The unions are diametrically opposed to a draft bill that has been submitted on public sector pensions, according to which the pension levels will be calculated not on the basis of salary at retirement but on the basis of average pay for the last two years before retirement.
Again with regard to the public sector, although the government has announced its intention to save €35 million from the state payroll, it has not created specific proposals. It has given assurances that no provision will be made for lower pay, but rather for a slower rate of pay increases.
Content of agreement
The framework agreement reached between the government and the three unions – PASYDY, PEO and SEK – covers three basic points, which essentially indicate the direction in which the government will be moving, rather than the government measures as such. The agreement includes the following provisions.
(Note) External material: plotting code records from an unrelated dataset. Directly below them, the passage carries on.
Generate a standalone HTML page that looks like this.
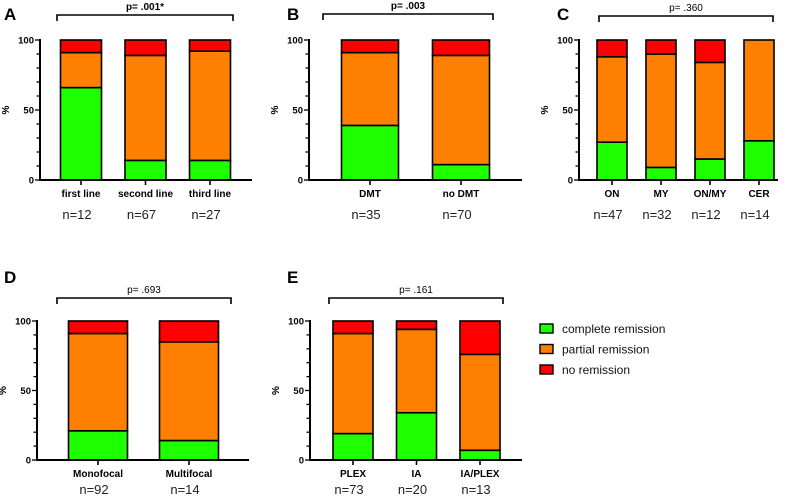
<!DOCTYPE html>
<html><head><meta charset="utf-8"><style>
html,body{margin:0;padding:0;background:#fff;}
svg{display:block;font-family:"Liberation Sans",Arial,sans-serif;}
</style></head><body>
<svg id="fig" width="792" height="496" viewBox="0 0 792 496"></svg>
<script>
// Data arrays (percent: complete, partial; red fills to 100)
const catsA=["first line","second line","third line"];
const completeA=[66,14,14];
const partialA=[25,75,78];
const nA=["n=12","n=67","n=27"];
const catsB=["DMT","no DMT"];
const completeB=[39,11];
const partialB=[52,78];
const nB=["n=35","n=70"];
const catsC=["ON","MY","ON/MY","CER"];
const completeC=[27,9,15,28];
const partialC=[61,81,69,72];
const nC=["n=47","n=32","n=12","n=14"];
const catsD=["Monofocal","Multifocal"];
const completeD=[21,14];
const partialD=[70,71];
const nD=["n=92","n=14"];
const catsE=["PLEX","IA","IA/PLEX"];
const completeE=[19,34,7];
const partialE=[72,60,69];
const nE=["n=73","n=20","n=13"];
const pA="p= .001*",pB="p= .003",pC="p= .360",pD="p= .693",pE="p= .161";
const yTicks=[0,50,100];

const NS="http://www.w3.org/2000/svg";
const svg=document.getElementById('fig');
function mk(tag,attrs,parent,text){const e=document.createElementNS(NS,tag);for(const k in attrs)e.setAttribute(k,attrs[k]);if(text!==undefined)e.textContent=text;(parent||svg).appendChild(e);return e;}

function panel(o){
  const g=mk('g',{});
  
  
  const y=v=>o.y0-(o.y0-o.y100)*v/100;
  const x=i=>o.c0+o.step*i;
  const lt=mk('text',{x:o.lx,y:o.ly,'font-size':17,'font-weight':'bold'},g,o.letter);
  
  
  const br=mk('path',{d:`M${o.bx1},${o.by+6}V${o.by}H${o.bx2}V${o.by+6}`,fill:'none',stroke:'#000','stroke-width':1.6},g);
  
  
  const pt=mk('text',{x:(o.bx1+o.bx2)/2,y:o.by-5,'font-size':10,'text-anchor':'middle','font-weight':o.pbold?'bold':'normal'},g,o.p);
  
  
  o.cats.forEach((c,i)=>{
    const g1=o.comp[i],g2=g1+o.part[i];
    const cx=x(i),w=o.w;
    const segs=[[0,g1,'#1eff00','complete'],[g1,g2,'#ff8000','partial'],[g2,100,'#ff0000','none']];
    segs.forEach(s=>{ if(s[1]-s[0]<=0) return;
      const r=mk('rect',{x:cx-w/2,y:y(s[1]),width:w,height:y(s[0])-y(s[1]),fill:s[2],stroke:'#000','stroke-width':1.6},g);
      
      
    });
    mk('line',{x1:cx,x2:cx,y1:o.y0,y2:o.y0+5,stroke:'#000','stroke-width':1.6},g);
    const cl=mk('text',{x:cx,y:o.y0+17,'font-size':10,'font-weight':'bold','text-anchor':'middle'},g,c);
    
    
    const nl=mk('text',{x:cx-4,y:o.y0+o.nOff,'font-size':13,'text-anchor':'middle',fill:'#222'},g,o.n[i]);
    
    
  });
  const ax=mk('path',{d:`M${o.ax},${o.y100-1}V${o.y0}H${o.axEnd}`,fill:'none',stroke:'#000','stroke-width':2},g);
  
  
  for(let v=0;v<=100;v+=10){
    const maj=yTicks.includes(v);
    mk('line',{x1:o.ax-(maj?5:3.5),x2:o.ax,y1:y(v),y2:y(v),stroke:'#000','stroke-width':1.3},g);
  }
  yTicks.forEach(v=>{
    const t=mk('text',{x:o.ax-6,y:y(v)+3.5,'font-size':9.5,'font-weight':'bold','text-anchor':'end'},g,v);
    
    
  });
  const yt=mk('text',{x:0,y:0,'font-size':10,'font-weight':'bold','text-anchor':'middle',transform:`translate(${o.ax-31},${(o.y0+o.y100)/2}) rotate(-90)`},g,'%');
  
  
}

panel({letter:'A',lx:4,ly:20,cats:catsA,comp:completeA,part:partialA,n:nA,p:pA,pbold:true,ax:40,axEnd:252,y0:180,y100:40,c0:81,step:64.5,w:41,bx1:57,bx2:233,by:15,nOff:39});
panel({letter:'B',lx:287,ly:20,cats:catsB,comp:completeB,part:partialB,n:nB,p:pB,pbold:true,ax:309,axEnd:522,y0:180,y100:40,c0:370,step:91,w:57,bx1:323,bx2:493,by:14,nOff:39});
panel({letter:'C',lx:557,ly:20,cats:catsC,comp:completeC,part:partialC,n:nC,p:pC,pbold:false,ax:579,axEnd:778,y0:180,y100:40,c0:612,step:49,w:30,bx1:599,bx2:773,by:16,nOff:39});
panel({letter:'D',lx:4,ly:283,cats:catsD,comp:completeD,part:partialD,n:nD,p:pD,pbold:false,ax:37,axEnd:249,y0:460,y100:321,c0:98,step:91,w:59,bx1:57,bx2:231,by:298,nOff:34});
panel({letter:'E',lx:287,ly:283,cats:catsE,comp:completeE,part:partialE,n:nE,p:pE,pbold:false,ax:310,axEnd:522,y0:460,y100:321,c0:353,step:63.5,w:40,bx1:329,bx2:503,by:298,nOff:34});

const legLabels=["complete remission","partial remission","no remission"];
const legColors=['#1eff00','#ff8000','#ff0000'];
const lg=mk('g',{});


legLabels.forEach((l,i)=>{
  const r=mk('rect',{x:540,y:324+i*20.5,width:13,height:9,fill:legColors[i],stroke:'#000','stroke-width':1.4},lg);
  
  
  const t=mk('text',{x:562,y:333+i*20.5,'font-size':12,fill:'#111'},lg,l);
  
  
});
</script>
</body></html>
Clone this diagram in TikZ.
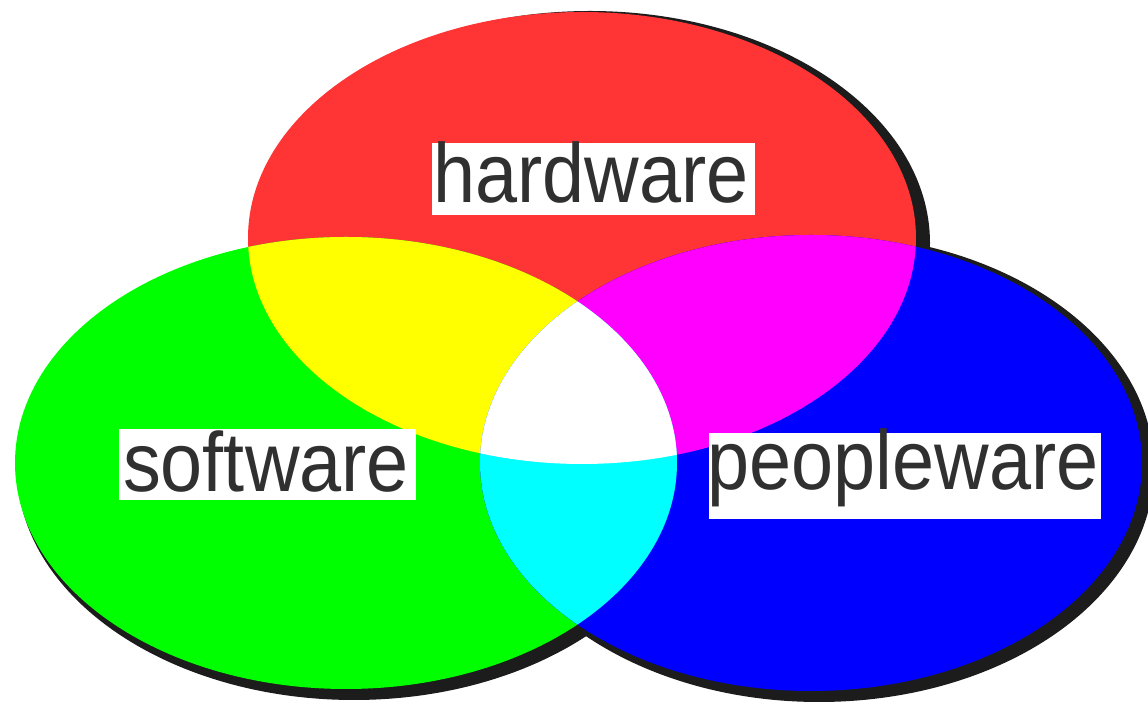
\documentclass[tikz,border=0pt]{standalone}
\usepackage{fontspec}
\newfontfamily\lblfont[FakeStretch=0.9]{Liberation Sans}
\usetikzlibrary{fit}
\definecolor{hwred}{RGB}{255,52,52}
\definecolor{swgreen}{RGB}{0,255,0}
\definecolor{pwblue}{RGB}{0,0,255}
\definecolor{ovyellow}{RGB}{255,255,0}
\definecolor{ovmagenta}{RGB}{255,0,255}
\definecolor{ovcyan}{RGB}{0,255,255}
\definecolor{shadowcol}{RGB}{28,28,28}
\definecolor{lblcol}{RGB}{48,48,48}
\begin{document}
\begin{tikzpicture}[x=0.5pt,y=-0.5pt,
  lblbox/.style={fill=white, inner sep=0pt, draw=none},
  lbltext/.style={font=\lblfont\fontsize{42}{42}\selectfont, text=lblcol, inner sep=0pt, anchor=base}]
\useasboundingbox (0,0) rectangle (1148,704);
% centres
\coordinate (rc) at (582,238);
\coordinate (gc) at (346,463);
\coordinate (bc) at (811,463);
\coordinate (rs) at (590,243);
\coordinate (gs) at (354,468);
\coordinate (bs) at (819,468);
% shadows
\fill[shadowcol] (rs) ellipse [x radius=340, y radius=232];
\fill[shadowcol] (gs) ellipse [x radius=337, y radius=232];
\fill[shadowcol] (bs) ellipse [x radius=335, y radius=234];
% main ellipses
\fill[hwred] (rc) ellipse [x radius=334, y radius=226];
\fill[swgreen] (gc) ellipse [x radius=331, y radius=226];
\fill[pwblue] (bc) ellipse [x radius=331, y radius=228];
% overlaps with red
\begin{scope}
  \clip (rc) ellipse [x radius=334, y radius=226];
  \fill[ovyellow] (gc) ellipse [x radius=331, y radius=226];
  \fill[ovmagenta] (bc) ellipse [x radius=331, y radius=228];
\end{scope}
% green-blue overlap and centre
\begin{scope}
  \clip (gc) ellipse [x radius=331, y radius=226];
  \fill[ovcyan] (bc) ellipse [x radius=331, y radius=228];
  \clip (bc) ellipse [x radius=331, y radius=228];
  \fill[white] (rc) ellipse [x radius=334, y radius=226];
\end{scope}
% labels
\coordinate (hwa) at (432,143); \coordinate (hwb) at (755,215);
\coordinate (swa) at (119,429); \coordinate (swb) at (416,500);
\coordinate (pwa) at (709,433); \coordinate (pwb) at (1101,519);
\node[lblbox, fit=(hwa) (hwb)] (hwbox) {};
\node[lblbox, fit=(swa) (swb)] (swbox) {};
\node[lblbox, fit=(pwa) (pwb)] (pwbox) {};
\node[lbltext] (hw) at (591,203) {hardware};
\node[lbltext] (sw) at (266,492) {software};
\node[lbltext] (pw) at (903,490) {peopleware};
\end{tikzpicture}
\end{document}
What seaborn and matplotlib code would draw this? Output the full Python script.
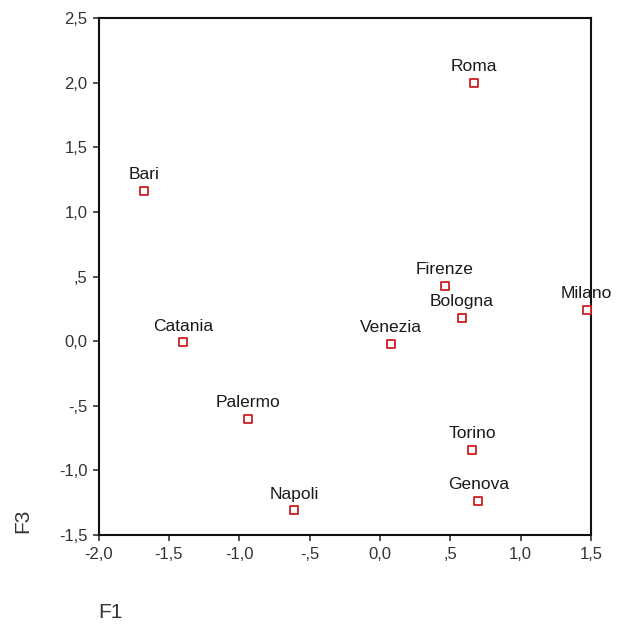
import matplotlib
matplotlib.use("Agg")
import matplotlib.pyplot as plt
import seaborn as sns
import pandas as pd
from matplotlib.ticker import FixedLocator, FuncFormatter

cities = ["Roma", "Bari", "Firenze", "Bologna", "Milano", "Catania",
          "Venezia", "Palermo", "Torino", "Genova", "Napoli"]
f1 = [0.67, -1.674, 0.46, 0.58, 1.47, -1.40, 0.078, -0.94, 0.657, 0.70, -0.61]
f3 = [2.00, 1.163, 0.43, 0.18, 0.24, -0.01, -0.02, -0.60, -0.84, -1.235, -1.31]

x_ticks = [-2.0, -1.5, -1.0, -0.5, 0.0, 0.5, 1.0, 1.5]
y_ticks = [-1.5, -1.0, -0.5, 0.0, 0.5, 1.0, 1.5, 2.0, 2.5]

df = pd.DataFrame({"F1": f1, "F3": f3, "city": cities})

sns.set_style("ticks")
plt.rcParams["font.family"] = ["Liberation Sans", "DejaVu Sans"]

fig = plt.figure(figsize=(6.18, 6.30), dpi=100)
ax = fig.add_axes([0.1594, 0.1508, 0.7969, 0.8206])

sns.scatterplot(data=df, x="F1", y="F3", ax=ax, marker="s", s=30,
                facecolor="white", edgecolor="#cc1f1f", linewidth=1.3,
                zorder=3, clip_on=False)

for name, xv, yv in zip(cities, f1, f3):
    ax.annotate(name, (xv, yv), xytext=(0, 8.5), textcoords="offset points",
                ha="center", va="baseline", fontsize=12.5, color="#1a1a1a",
                annotation_clip=False)


def spss_fmt(v, pos=None):
    s = f"{abs(v):.1f}".replace(".", ",")
    if s.startswith("0,") and abs(v) > 0:
        s = s[1:]
    return ("-" if v < 0 else "") + s


ax.set_xlim(-2.0, 1.5)
ax.set_ylim(-1.5, 2.5)
ax.xaxis.set_major_locator(FixedLocator(x_ticks))
ax.yaxis.set_major_locator(FixedLocator(y_ticks))
ax.xaxis.set_major_formatter(FuncFormatter(spss_fmt))
ax.yaxis.set_major_formatter(FuncFormatter(spss_fmt))
ax.tick_params(direction="out", length=4, width=1.2, labelsize=12,
               colors="#333333", pad=3)
ax.tick_params(axis="x", pad=5)
ax.tick_params(axis="y", pad=4)

for sp in ax.spines.values():
    sp.set_visible(True)
    sp.set_linewidth(1.5)
    sp.set_color("#111111")

ax.set_xlabel("")
ax.set_ylabel("")
fig.text(110 / 618, 1 - 612 / 630, "F1", ha="center", va="center",
         fontsize=15, color="#333333")
fig.text(23 / 618, 1 - 521 / 630, "F3", ha="center", va="center",
         fontsize=15, color="#333333", rotation=90)

fig.savefig("out.png", dpi=100)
- Issues affecting benefits and acquired rights of workers will be resolved through dialogue with the social partners, in accordance with the provisions of the collective labour agreements and the existing statutory framework, and not through legislation.
- The government is committed to reinstating measures for taxation of wealth, so that the wealthy contribute more towards increasing public revenues.
- The government is committed to diversifying its policy with regard to fiscal recovery measures, based on the introduction of offsets aimed at supporting vulnerable population groups, which are hit harder both by the emergency fiscal recovery measures and by the effects of the global financial crisis.
Though all three unions have expressed their satisfaction with the stance of the Minister of Finance, they still have reservations over the successful implementation of the agreement. In this context, the next all-trade union congress was scheduled for late January 2011 so that the trade union movement could revise its positions after evaluating the government measures.